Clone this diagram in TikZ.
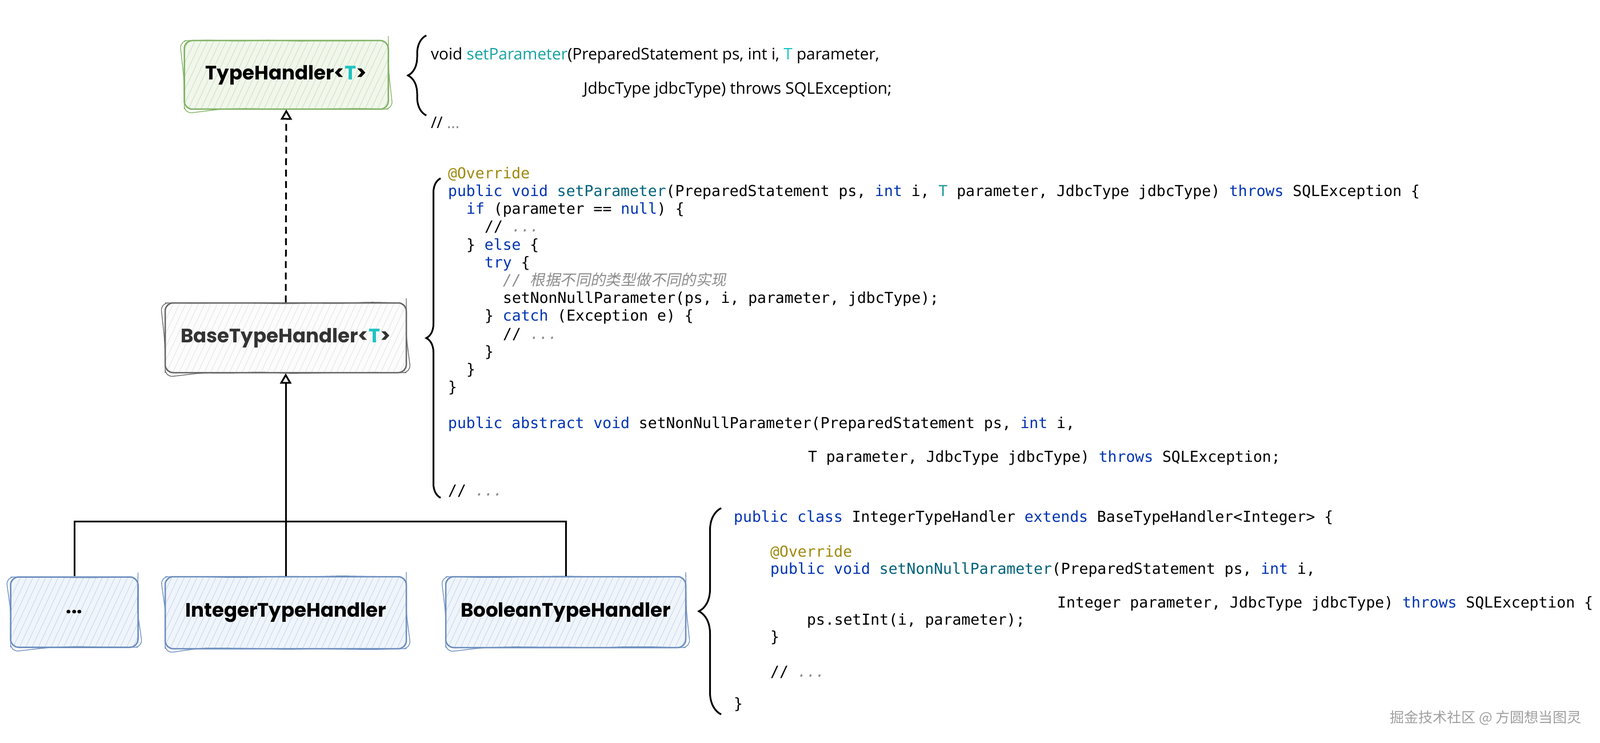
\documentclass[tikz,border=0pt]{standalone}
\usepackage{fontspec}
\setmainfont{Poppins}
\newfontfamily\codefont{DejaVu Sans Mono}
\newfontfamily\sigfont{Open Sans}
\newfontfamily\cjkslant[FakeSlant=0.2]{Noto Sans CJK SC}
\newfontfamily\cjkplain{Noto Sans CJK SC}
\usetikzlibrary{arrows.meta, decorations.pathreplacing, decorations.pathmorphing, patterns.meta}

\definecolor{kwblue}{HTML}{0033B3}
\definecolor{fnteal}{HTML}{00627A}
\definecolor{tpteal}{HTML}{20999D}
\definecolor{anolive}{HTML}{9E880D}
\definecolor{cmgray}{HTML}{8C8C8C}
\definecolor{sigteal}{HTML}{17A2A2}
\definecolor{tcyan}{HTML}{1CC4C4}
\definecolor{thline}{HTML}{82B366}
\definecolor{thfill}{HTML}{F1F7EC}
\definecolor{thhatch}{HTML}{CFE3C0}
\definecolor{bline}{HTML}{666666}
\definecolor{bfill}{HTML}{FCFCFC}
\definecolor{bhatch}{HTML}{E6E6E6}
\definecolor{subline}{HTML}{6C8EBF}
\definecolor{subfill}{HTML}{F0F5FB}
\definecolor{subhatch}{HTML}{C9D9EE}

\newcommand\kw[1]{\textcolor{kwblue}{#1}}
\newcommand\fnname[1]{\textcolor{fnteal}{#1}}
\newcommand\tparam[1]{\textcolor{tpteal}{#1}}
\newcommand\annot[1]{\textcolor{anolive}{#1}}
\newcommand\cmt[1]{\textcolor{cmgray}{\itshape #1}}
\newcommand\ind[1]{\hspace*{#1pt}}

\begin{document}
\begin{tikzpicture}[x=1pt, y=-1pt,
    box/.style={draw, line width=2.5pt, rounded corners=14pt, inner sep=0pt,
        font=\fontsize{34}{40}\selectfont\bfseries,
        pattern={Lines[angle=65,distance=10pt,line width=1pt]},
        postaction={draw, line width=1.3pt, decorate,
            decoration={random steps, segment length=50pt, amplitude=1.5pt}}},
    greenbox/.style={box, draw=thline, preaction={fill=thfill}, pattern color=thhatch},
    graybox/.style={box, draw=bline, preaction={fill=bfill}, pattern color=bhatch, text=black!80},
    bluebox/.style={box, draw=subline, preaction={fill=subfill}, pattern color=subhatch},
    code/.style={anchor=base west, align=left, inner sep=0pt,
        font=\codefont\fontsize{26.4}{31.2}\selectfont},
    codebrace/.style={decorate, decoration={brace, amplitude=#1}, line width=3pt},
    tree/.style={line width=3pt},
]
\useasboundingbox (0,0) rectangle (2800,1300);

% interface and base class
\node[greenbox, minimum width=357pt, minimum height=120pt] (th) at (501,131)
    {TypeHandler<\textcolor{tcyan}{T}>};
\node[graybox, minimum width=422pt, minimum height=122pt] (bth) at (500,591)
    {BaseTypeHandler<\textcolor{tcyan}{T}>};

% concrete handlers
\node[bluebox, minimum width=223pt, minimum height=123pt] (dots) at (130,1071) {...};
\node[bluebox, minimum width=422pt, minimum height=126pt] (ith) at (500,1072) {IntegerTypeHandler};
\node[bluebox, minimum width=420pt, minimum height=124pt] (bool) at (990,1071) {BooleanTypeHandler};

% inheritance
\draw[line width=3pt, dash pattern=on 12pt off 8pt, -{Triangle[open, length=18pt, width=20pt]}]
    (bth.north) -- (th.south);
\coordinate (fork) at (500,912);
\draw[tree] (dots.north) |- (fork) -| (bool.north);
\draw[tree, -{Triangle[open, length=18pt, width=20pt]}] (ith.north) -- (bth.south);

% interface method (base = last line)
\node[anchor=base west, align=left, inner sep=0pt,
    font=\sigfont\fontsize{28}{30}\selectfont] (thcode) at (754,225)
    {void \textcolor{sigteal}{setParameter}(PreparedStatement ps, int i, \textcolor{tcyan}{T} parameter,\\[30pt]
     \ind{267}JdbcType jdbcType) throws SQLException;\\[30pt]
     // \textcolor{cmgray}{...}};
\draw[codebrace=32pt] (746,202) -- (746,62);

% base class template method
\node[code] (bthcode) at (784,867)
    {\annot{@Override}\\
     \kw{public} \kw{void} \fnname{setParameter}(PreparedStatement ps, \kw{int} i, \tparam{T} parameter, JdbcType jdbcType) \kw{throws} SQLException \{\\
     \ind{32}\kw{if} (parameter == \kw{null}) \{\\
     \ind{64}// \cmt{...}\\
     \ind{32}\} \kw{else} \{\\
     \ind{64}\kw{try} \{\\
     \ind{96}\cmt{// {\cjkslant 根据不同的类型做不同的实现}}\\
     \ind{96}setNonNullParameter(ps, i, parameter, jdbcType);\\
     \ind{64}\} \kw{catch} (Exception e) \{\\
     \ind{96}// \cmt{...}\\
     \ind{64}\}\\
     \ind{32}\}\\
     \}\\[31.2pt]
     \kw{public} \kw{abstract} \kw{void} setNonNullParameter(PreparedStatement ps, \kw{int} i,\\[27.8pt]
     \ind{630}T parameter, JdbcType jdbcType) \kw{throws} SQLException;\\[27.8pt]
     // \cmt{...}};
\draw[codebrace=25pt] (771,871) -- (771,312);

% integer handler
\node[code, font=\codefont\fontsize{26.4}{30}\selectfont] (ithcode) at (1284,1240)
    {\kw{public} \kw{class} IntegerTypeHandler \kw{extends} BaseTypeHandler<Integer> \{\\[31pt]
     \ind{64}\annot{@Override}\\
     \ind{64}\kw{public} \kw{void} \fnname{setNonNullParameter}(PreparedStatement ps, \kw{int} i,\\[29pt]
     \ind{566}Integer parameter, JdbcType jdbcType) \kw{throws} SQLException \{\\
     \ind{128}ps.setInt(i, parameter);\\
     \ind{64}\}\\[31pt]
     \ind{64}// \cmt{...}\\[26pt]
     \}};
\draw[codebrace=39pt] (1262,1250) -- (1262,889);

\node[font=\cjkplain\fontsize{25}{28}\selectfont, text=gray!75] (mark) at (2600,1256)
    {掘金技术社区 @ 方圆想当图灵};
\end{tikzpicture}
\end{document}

- **What you need to do**:
Reproduce the listing exactly. Leave its pictures out.

- **Problem solution**:
Clone this diagram in TikZ.
\documentclass[tikz,border=0pt]{standalone}
\usepackage{fontspec}
\setmainfont{Poppins}
\newfontfamily\codefont{DejaVu Sans Mono}
\newfontfamily\sigfont{Open Sans}
\newfontfamily\cjkslant[FakeSlant=0.2]{Noto Sans CJK SC}
\newfontfamily\cjkplain{Noto Sans CJK SC}
\usetikzlibrary{arrows.meta, decorations.pathreplacing, decorations.pathmorphing, patterns.meta}

\definecolor{kwblue}{HTML}{0033B3}
\definecolor{fnteal}{HTML}{00627A}
\definecolor{tpteal}{HTML}{20999D}
\definecolor{anolive}{HTML}{9E880D}
\definecolor{cmgray}{HTML}{8C8C8C}
\definecolor{sigteal}{HTML}{17A2A2}
\definecolor{tcyan}{HTML}{1CC4C4}
\definecolor{thline}{HTML}{82B366}
\definecolor{thfill}{HTML}{F1F7EC}
\definecolor{thhatch}{HTML}{CFE3C0}
\definecolor{bline}{HTML}{666666}
\definecolor{bfill}{HTML}{FCFCFC}
\definecolor{bhatch}{HTML}{E6E6E6}
\definecolor{subline}{HTML}{6C8EBF}
\definecolor{subfill}{HTML}{F0F5FB}
\definecolor{subhatch}{HTML}{C9D9EE}

\newcommand\kw[1]{\textcolor{kwblue}{#1}}
\newcommand\fnname[1]{\textcolor{fnteal}{#1}}
\newcommand\tparam[1]{\textcolor{tpteal}{#1}}
\newcommand\annot[1]{\textcolor{anolive}{#1}}
\newcommand\cmt[1]{\textcolor{cmgray}{\itshape #1}}
\newcommand\ind[1]{\hspace*{#1pt}}

\begin{document}
\begin{tikzpicture}[x=1pt, y=-1pt,
    box/.style={draw, line width=2.5pt, rounded corners=14pt, inner sep=0pt,
        font=\fontsize{34}{40}\selectfont\bfseries,
        pattern={Lines[angle=65,distance=10pt,line width=1pt]},
        postaction={draw, line width=1.3pt, decorate,
            decoration={random steps, segment length=50pt, amplitude=1.5pt}}},
    greenbox/.style={box, draw=thline, preaction={fill=thfill}, pattern color=thhatch},
    graybox/.style={box, draw=bline, preaction={fill=bfill}, pattern color=bhatch, text=black!80},
    bluebox/.style={box, draw=subline, preaction={fill=subfill}, pattern color=subhatch},
    code/.style={anchor=base west, align=left, inner sep=0pt,
        font=\codefont\fontsize{26.4}{31.2}\selectfont},
    codebrace/.style={decorate, decoration={brace, amplitude=#1}, line width=3pt},
    tree/.style={line width=3pt},
]
\useasboundingbox (0,0) rectangle (2800,1300);

% interface and base class
\node[greenbox, minimum width=357pt, minimum height=120pt] (th) at (501,131)
    {TypeHandler<\textcolor{tcyan}{T}>};
\node[graybox, minimum width=422pt, minimum height=122pt] (bth) at (500,591)
    {BaseTypeHandler<\textcolor{tcyan}{T}>};

% concrete handlers
\node[bluebox, minimum width=223pt, minimum height=123pt] (dots) at (130,1071) {...};
\node[bluebox, minimum width=422pt, minimum height=126pt] (ith) at (500,1072) {IntegerTypeHandler};
\node[bluebox, minimum width=420pt, minimum height=124pt] (bool) at (990,1071) {BooleanTypeHandler};

% inheritance
\draw[line width=3pt, dash pattern=on 12pt off 8pt, -{Triangle[open, length=18pt, width=20pt]}]
    (bth.north) -- (th.south);
\coordinate (fork) at (500,912);
\draw[tree] (dots.north) |- (fork) -| (bool.north);
\draw[tree, -{Triangle[open, length=18pt, width=20pt]}] (ith.north) -- (bth.south);

% interface method (base = last line)
\node[anchor=base west, align=left, inner sep=0pt,
    font=\sigfont\fontsize{28}{30}\selectfont] (thcode) at (754,225)
    {void \textcolor{sigteal}{setParameter}(PreparedStatement ps, int i, \textcolor{tcyan}{T} parameter,\\[30pt]
     \ind{267}JdbcType jdbcType) throws SQLException;\\[30pt]
     // \textcolor{cmgray}{...}};
\draw[codebrace=32pt] (746,202) -- (746,62);

% base class template method
\node[code] (bthcode) at (784,867)
    {\annot{@Override}\\
     \kw{public} \kw{void} \fnname{setParameter}(PreparedStatement ps, \kw{int} i, \tparam{T} parameter, JdbcType jdbcType) \kw{throws} SQLException \{\\
     \ind{32}\kw{if} (parameter == \kw{null}) \{\\
     \ind{64}// \cmt{...}\\
     \ind{32}\} \kw{else} \{\\
     \ind{64}\kw{try} \{\\
     \ind{96}\cmt{// {\cjkslant 根据不同的类型做不同的实现}}\\
     \ind{96}setNonNullParameter(ps, i, parameter, jdbcType);\\
     \ind{64}\} \kw{catch} (Exception e) \{\\
     \ind{96}// \cmt{...}\\
     \ind{64}\}\\
     \ind{32}\}\\
     \}\\[31.2pt]
     \kw{public} \kw{abstract} \kw{void} setNonNullParameter(PreparedStatement ps, \kw{int} i,\\[27.8pt]
     \ind{630}T parameter, JdbcType jdbcType) \kw{throws} SQLException;\\[27.8pt]
     // \cmt{...}};
\draw[codebrace=25pt] (771,871) -- (771,312);

% integer handler
\node[code, font=\codefont\fontsize{26.4}{30}\selectfont] (ithcode) at (1284,1240)
    {\kw{public} \kw{class} IntegerTypeHandler \kw{extends} BaseTypeHandler<Integer> \{\\[31pt]
     \ind{64}\annot{@Override}\\
     \ind{64}\kw{public} \kw{void} \fnname{setNonNullParameter}(PreparedStatement ps, \kw{int} i,\\[29pt]
     \ind{566}Integer parameter, JdbcType jdbcType) \kw{throws} SQLException \{\\
     \ind{128}ps.setInt(i, parameter);\\
     \ind{64}\}\\[31pt]
     \ind{64}// \cmt{...}\\[26pt]
     \}};
\draw[codebrace=39pt] (1262,1250) -- (1262,889);

\node[font=\cjkplain\fontsize{25}{28}\selectfont, text=gray!75] (mark) at (2600,1256)
    {掘金技术社区 @ 方圆想当图灵};
\end{tikzpicture}
\end{document}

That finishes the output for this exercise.